The Guam National Guard is a federally funded military force, part of the National Guard of the United States. Guam Army National Guard (GU ARNG) is the Army National Guard of Guam which, together with the Guam Air National Guard, comprises the Guam National Guard. GU ARNG is the ground component of the Guam National Guard under control of the governor of Guam that performs missions equivalent to those of the Army National Guards of the different states of the United States, including ground defense, disaster relief, and control of civil unrest.

The Guam Army National Guard also includes residents of the Commonwealth of the Northern Mariana Islands. A proposal has been introduced by U.S. Delegate Gregorio Sablan to form a National Guard unit in the Northern Mariana Islands, and feasibility studies are in progress in response to the proposal.

History
On June 27, 1980, Democratic U.S. House Delegate Antonio Won Pat of Guam introduced H.R. 7694 to the 96th United States Congress which would authorize the establishment of a National Guard unit in Guam. On December 24, 1980, President Jimmy Carter signed the bill into law as  Public Law 96-600. On June 5, 1981, Public Law 16-18 established the Guam Army National Guard and the Guam Air National Guard.

On August 6, 1997, the Guam Army National Guard assisted with the recovery efforts of Korean Air Flight 801, which crashed on approach to Antonio Won Pat International Airport. In December 1997, the Guam Army National Guard was activated by Guam Governor Carl Gutierrez to assist with relief and cleanup efforts after Supertyphoon Paka struck Guam, causing over $100 million in damage.

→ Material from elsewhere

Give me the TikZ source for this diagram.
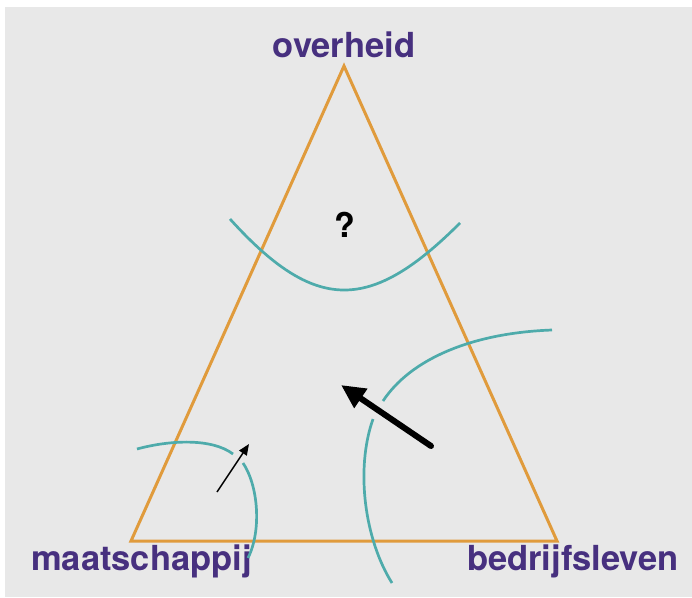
\documentclass[tikz,border=0pt]{standalone}
\usepackage{fontspec}
\setmainfont{TeX Gyre Heros}
\usetikzlibrary{arrows.meta}
\definecolor{bgc}{HTML}{E8E8E8}
\definecolor{tri}{HTML}{E09B3C}
\definecolor{teal2}{HTML}{4EABAB}
\definecolor{purp}{HTML}{47307F}
\tikzset{
  lbl/.style={inner sep=0pt, text=purp, font=\fontsize{34.5}{38}\selectfont\bfseries},
  triline/.style={draw=tri, line width=3pt, line join=miter},
  arc/.style={draw=teal2, line width=2.7pt},
  bigarrow/.style={line width=6pt, line cap=round, -{Triangle[length=24pt,width=22pt]}},
  smallarrow/.style={line width=1.5pt, -{Triangle[length=11pt,width=9pt]}}
}
\begin{document}
\begin{tikzpicture}[x=1pt,y=-1pt]
\useasboundingbox (0,0) rectangle (692,597);
\fill[bgc] (5,7) rectangle (692,597);
% triangle
\coordinate (top) at (344,66);
\coordinate (bl) at (131,541);
\coordinate (br) at (557,541);
\draw[triline] (top) -- (bl) -- (br) -- cycle;
% labels
\node[lbl, anchor=base] (ov) at (344,57) {overheid};
\node[lbl, anchor=base west] (ma) at (31,570) {maatschappij};
\node[lbl, anchor=base east] (be) at (679,570) {bedrijfsleven};
\node[inner sep=0pt, anchor=base, font=\fontsize{34}{38}\selectfont\bfseries] (q) at (345,237) {?};
% teal arcs
\draw[arc] (230,219) .. controls (315,313) and (370,313) .. (460,223);
\draw[arc] (552,330) .. controls (470,333) and (410,360) .. (383,401);
\draw[arc] (373,419) .. controls (355,470) and (365,540) .. (392,583);
\draw[arc] (137,449) .. controls (170,440) and (212,438) .. (233,454);
\draw[arc] (243,463) .. controls (258,485) and (262,530) .. (248,558);
% arrows
\coordinate (bt) at (431,446);
\coordinate (bh) at (341,385);
\draw[bigarrow] (bt) -- (bh);
\coordinate (st) at (217,492);
\coordinate (sh) at (249,444);
\draw[smallarrow] (st) -- (sh);
\end{tikzpicture}
\end{document}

In 2002, members of the Guam Army National Guard's 1st Battalion, 294th Infantry Regiment and the 105th Troop Command were deployed to Afghanistan as a part of Operation Enduring Freedom. In October 2012, over 500 GU ARNG personnel formed Task Force Guam and trained at Camp Roberts, a California Army National Guard facility near Paso Robles, California prior to their deployment to Camp Phoenix near Kabul and other forward operating bases in Afghanistan. In April 2013, Task Force Guam replaced Task Force Centurion Prime, composed of 1st Battalion, 167th Infantry Regiment of the Alabama Army National Guard. Task Force Guam was the largest deployment in the history of GU ARNG and also included 17 soldiers who resided in the Northern Mariana Islands. Task Force Guam returned to Barrigada in December 2013 and was replaced in Afghanistan by Task Force Fury, composed of elements of the 508th Infantry Regiment, 82nd Airborne Division.

On June 10, 2015, the Guam Army National Guard gained its first aviation assets with the delivery of two UH-72 Lakota helicopters previously assigned to D Company, 1st Battalion, 224th Aviation Regiment, District of Columbia Army National Guard. The helicopters were delivered via a U.S. Air Force C-17 Globemaster II and transferred to the newly activated Detachment 2 within D Company. The aircraft are currently housed at Andersen Air Force Base and will eventually be based at a new complex to be built at the Guard Readiness Center in Barrigada.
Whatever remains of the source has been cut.